>> BEGIN RECORDS

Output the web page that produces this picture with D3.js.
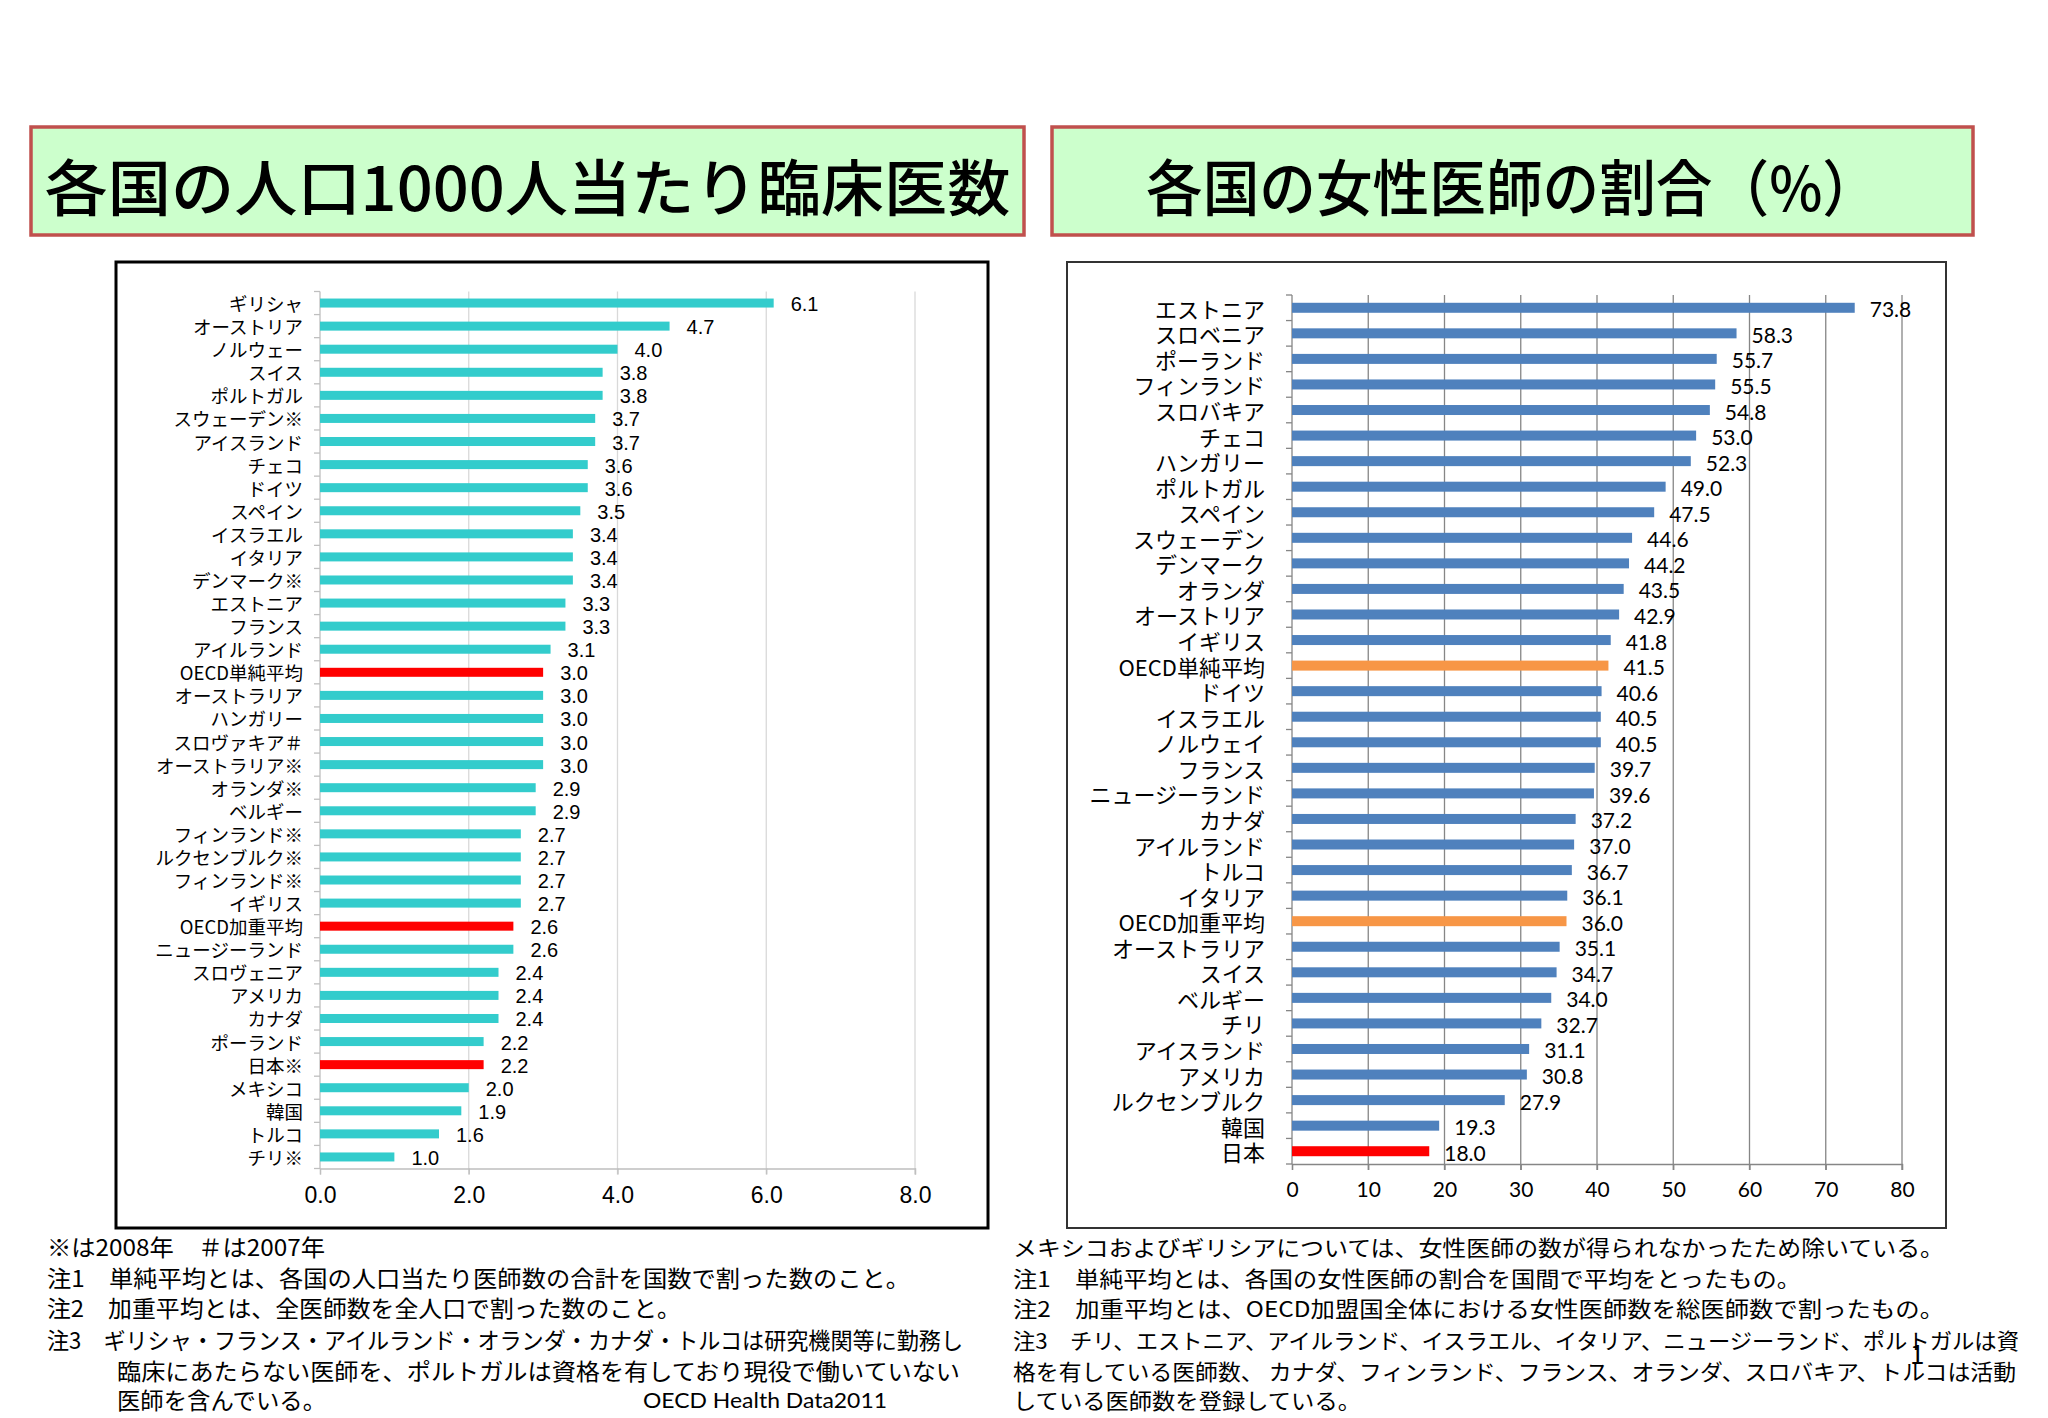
<!DOCTYPE html>
<html>
<head>
<meta charset="utf-8">
<script src="https://cdn.jsdelivr.net/npm/d3@7"></script>
<style>
  body { margin: 0; background: #fff; }
  svg { display: block; }
  text { font-family: "Noto Sans CJK JP", sans-serif; fill: #000; }
</style>
</head>
<body>
<svg id="canvas" width="2048" height="1418"></svg>
<script>
// 人口1000人当たり臨床医数
const doctorCountries = ["ギリシャ", "オーストリア", "ノルウェー", "スイス", "ポルトガル", "スウェーデン※", "アイスランド", "チェコ", "ドイツ", "スペイン", "イスラエル", "イタリア", "デンマーク※", "エストニア", "フランス", "アイルランド", "OECD単純平均", "オーストラリア", "ハンガリー", "スロヴァキア＃", "オーストラリア※", "オランダ※", "ベルギー", "フィンランド※", "ルクセンブルク※", "フィンランド※", "イギリス", "OECD加重平均", "ニュージーランド", "スロヴェニア", "アメリカ", "カナダ", "ポーランド", "日本※", "メキシコ", "韓国", "トルコ", "チリ※"]
const doctorValues = [6.1, 4.7, 4.0, 3.8, 3.8, 3.7, 3.7, 3.6, 3.6, 3.5, 3.4, 3.4, 3.4, 3.3, 3.3, 3.1, 3.0, 3.0, 3.0, 3.0, 3.0, 2.9, 2.9, 2.7, 2.7, 2.7, 2.7, 2.6, 2.6, 2.4, 2.4, 2.4, 2.2, 2.2, 2.0, 1.9, 1.6, 1.0]
const doctorTicks = [0, 2, 4, 6, 8]
const doctorRed = ["OECD単純平均", "OECD加重平均", "日本※"]

// 女性医師の割合（%）
const femaleCountries = ["エストニア", "スロベニア", "ポーランド", "フィンランド", "スロバキア", "チェコ", "ハンガリー", "ポルトガル", "スペイン", "スウェーデン", "デンマーク", "オランダ", "オーストリア", "イギリス", "OECD単純平均", "ドイツ", "イスラエル", "ノルウェイ", "フランス", "ニュージーランド", "カナダ", "アイルランド", "トルコ", "イタリア", "OECD加重平均", "オーストラリア", "スイス", "ベルギー", "チリ", "アイスランド", "アメリカ", "ルクセンブルク", "韓国", "日本"]
const femaleValues = [73.8, 58.3, 55.7, 55.5, 54.8, 53.0, 52.3, 49.0, 47.5, 44.6, 44.2, 43.5, 42.9, 41.8, 41.5, 40.6, 40.5, 40.5, 39.7, 39.6, 37.2, 37.0, 36.7, 36.1, 36.0, 35.1, 34.7, 34.0, 32.7, 31.1, 30.8, 27.9, 19.3, 18.0]
const femaleTicks = [0, 10, 20, 30, 40, 50, 60, 70, 80]
const femaleOrange = ["OECD単純平均", "OECD加重平均"]
const femaleRed = ["日本"]

const titles = ["各国の人口1000人当たり臨床医数", "各国の女性医師の割合（%）"]

const notesLeft = [
  "※は2008年　＃は2007年",
  "注1　単純平均とは、各国の人口当たり医師数の合計を国数で割った数のこと。",
  "注2　加重平均とは、全医師数を全人口で割った数のこと。",
  "注3　ギリシャ・フランス・アイルランド・オランダ・カナダ・トルコは研究機関等に勤務し",
  "臨床にあたらない医師を、ポルトガルは資格を有しており現役で働いていない",
  "医師を含んでいる。"
]
const notesRight = [
  "メキシコおよびギリシアについては、女性医師の数が得られなかったため除いている。",
  "注1　単純平均とは、各国の女性医師の割合を国間で平均をとったもの。",
  "注2　加重平均とは、OECD加盟国全体における女性医師数を総医師数で割ったもの。",
  "注3　チリ、エストニア、アイルランド、イスラエル、イタリア、ニュージーランド、ポルトガルは資",
  "格を有している医師数、 カナダ、フィンランド、フランス、オランダ、スロバキア、トルコは活動",
  "している医師数を登録している。"
]
const source = "OECD Health Data2011"

const canvas = d3.select("#canvas")

canvas.append("rect").attr("width", 2048).attr("height", 1418).attr("fill", "#fff")

// タイトル枠
const drawTitle = (text, x, w, len) => {
  canvas.append("rect")
        .attr("x", x).attr("y", 127).attr("width", w).attr("height", 108)
        .attr("fill", "#ccffcc").attr("stroke", "#c0504d").attr("stroke-width", 3.5)
  canvas.append("text")
        .attr("x", x + w / 2).attr("y", 184)
        .attr("text-anchor", "middle").attr("dominant-baseline", "central")
        .attr("font-size", 61).attr("font-weight", 500)
        .attr("textLength", len).attr("lengthAdjust", "spacingAndGlyphs")
        .text(text)
}
drawTitle(titles[0], 31, 993, 966)
drawTitle(titles[1], 1052, 921, 733)

const drawBars = (opt) => {
  const x = d3.scaleLinear().domain(opt.domain).range([opt.left, opt.right])
  const y = d3.scaleBand().domain(opt.names.map((d, i) => i)).range([opt.top, opt.bottom])
  const g = canvas.append("g")

  // 枠
  g.append("rect")
   .attr("x", opt.box[0]).attr("y", opt.box[1])
   .attr("width", opt.box[2] - opt.box[0]).attr("height", opt.box[3] - opt.box[1])
   .attr("fill", "none").attr("stroke", opt.boxColor).attr("stroke-width", opt.boxWidth)

  // 目盛線
  g.selectAll(".grid")
   .data(opt.ticks.filter(t => t > 0))
   .enter()
   .append("line")
   .attr("x1", t => x(t)).attr("x2", t => x(t))
   .attr("y1", opt.top).attr("y2", opt.bottom + 6)
   .attr("stroke", opt.gridColor).attr("stroke-width", 1.3)

  // x軸
  const xAxis = d3.axisBottom(x).tickValues(opt.ticks).tickFormat(opt.format).tickSize(6).tickPadding(12)
  const ax = g.append("g").attr("transform", "translate(0," + opt.bottom + ")").call(xAxis)
  ax.select(".domain").attr("stroke", opt.axisColor).attr("stroke-width", 1.3)
  ax.selectAll(".tick line").attr("stroke", opt.axisColor).attr("stroke-width", 1.3)
  ax.selectAll(".tick text")
    .attr("font-size", opt.tickSize).attr("fill", "#000")
    .style("font-family", opt.numFont)

  // y軸
  g.append("line")
   .attr("x1", opt.left).attr("x2", opt.left)
   .attr("y1", opt.top).attr("y2", opt.bottom)
   .attr("stroke", opt.axisColor).attr("stroke-width", 1.3)
  g.selectAll(".ytick")
   .data(d3.range(opt.names.length + 1))
   .enter()
   .append("line")
   .attr("x1", opt.left - 6).attr("x2", opt.left)
   .attr("y1", i => opt.top + i * y.step()).attr("y2", i => opt.top + i * y.step())
   .attr("stroke", opt.axisColor).attr("stroke-width", 1.3)

  const block = g.selectAll(".bar")
                 .data(opt.values.map((v, i) => ({ name: opt.names[i], value: v, i: i })))
                 .enter()
                 .append("g")

  block.append("rect")
       .attr("x", x(0))
       .attr("y", d => y(d.i) + y.bandwidth() / 2 - opt.barHeight / 2)
       .attr("width", d => x(d.value) - x(0))
       .attr("height", opt.barHeight)
       .attr("fill", d => opt.color(d.name))

  block.append("text")
       .attr("x", opt.labelX)
       .attr("y", d => y(d.i) + y.bandwidth() / 2)
       .attr("text-anchor", "end")
       .attr("dominant-baseline", "central")
       .attr("font-size", opt.nameSize)
       .text(d => d.name)

  block.append("text")
       .attr("x", d => x(d.value) + opt.valueGap)
       .attr("y", d => y(d.i) + y.bandwidth() / 2 + 1)
       .attr("dominant-baseline", "central")
       .attr("font-size", opt.valueSize)
       .style("font-family", opt.numFont)
       .text(d => d3.format(".1f")(d.value))
}

drawBars({
  names: doctorCountries, values: doctorValues, ticks: doctorTicks, domain: [0, 8],
  format: d3.format(".1f"),
  left: 320, right: 915, top: 291.5, bottom: 1168.5,
  box: [116, 262, 988, 1228], boxColor: "#000", boxWidth: 3,
  gridColor: "#d9d9d9", axisColor: "#bfbfbf",
  barHeight: 9, labelX: 303, nameSize: 18.5, valueSize: 20, valueGap: 17, tickSize: 23,
  numFont: "'Liberation Sans', Arial, sans-serif",
  color: (name) => doctorRed.includes(name) ? "#ff0000" : "#33cccc"
})

drawBars({
  names: femaleCountries, values: femaleValues, ticks: femaleTicks, domain: [0, 80],
  format: d3.format("d"),
  left: 1292, right: 1902, top: 295, bottom: 1164,
  box: [1067, 262, 1946, 1228], boxColor: "#333", boxWidth: 2,
  gridColor: "#868686", axisColor: "#868686",
  barHeight: 10, labelX: 1265, nameSize: 22, valueSize: 21, valueGap: 15, tickSize: 21,
  numFont: "Lato, 'Open Sans', sans-serif",
  color: (name) => femaleRed.includes(name) ? "#ff0000" : (femaleOrange.includes(name) ? "#f79646" : "#4f81bd")
})

// 注記（行の幅は元の図に合わせる）
const noteY = [1246, 1277, 1307, 1339, 1370, 1399]
const leftNoteX = [47, 47, 47, 47, 117, 117]
const leftNoteW = [278, 863, 634, 916, 843, 209]
const rightNoteW = [931, 788, 931, 1006, 1003, 348]

canvas.append("g").selectAll("text")
      .data(notesLeft)
      .enter()
      .append("text")
      .attr("x", (d, i) => leftNoteX[i])
      .attr("y", (d, i) => noteY[i])
      .attr("dominant-baseline", "central")
      .attr("font-size", 23)
      .attr("textLength", (d, i) => leftNoteW[i])
      .attr("lengthAdjust", "spacingAndGlyphs")
      .text(d => d)

canvas.append("text")
      .attr("x", 643).attr("y", noteY[5])
      .attr("dominant-baseline", "central")
      .attr("font-size", 22)
      .attr("textLength", 244)
      .attr("lengthAdjust", "spacingAndGlyphs")
      .style("font-family", "Lato, 'Open Sans', sans-serif")
      .text(source)

canvas.append("g").selectAll("text")
      .data(notesRight)
      .enter()
      .append("text")
      .attr("x", 1013)
      .attr("y", (d, i) => noteY[i])
      .attr("dominant-baseline", "central")
      .attr("font-size", 21.5)
      .attr("textLength", (d, i) => rightNoteW[i])
      .attr("lengthAdjust", "spacingAndGlyphs")
      .text(d => d)

canvas.append("text")
      .attr("x", 1910).attr("y", 1352)
      .attr("dominant-baseline", "central")
      .attr("font-size", 26)
      .text("1")
</script>
</body>
</html>
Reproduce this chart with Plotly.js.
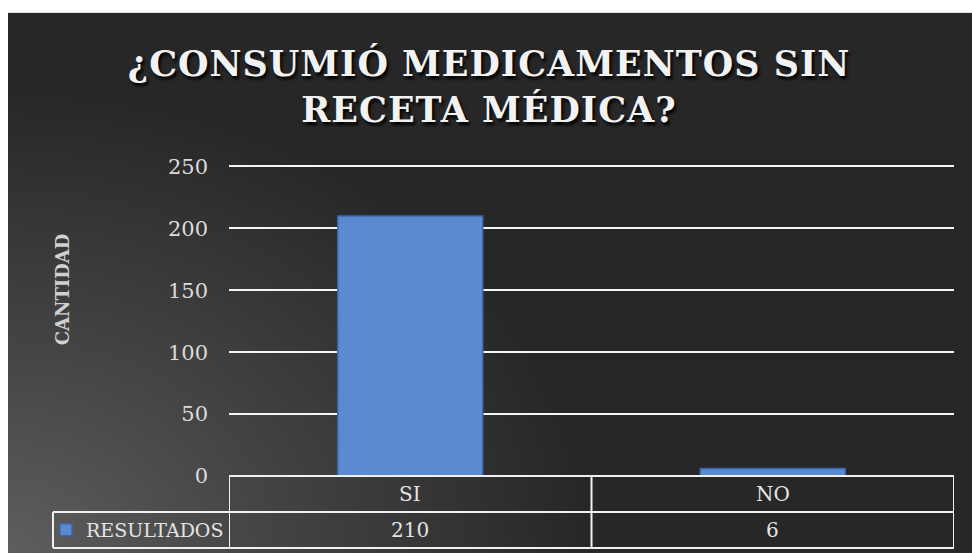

>> END RECORDS

▸ REQUIREMENT:
Find how many lines include the string "with" and report that number alone.

▸ RESULT:
2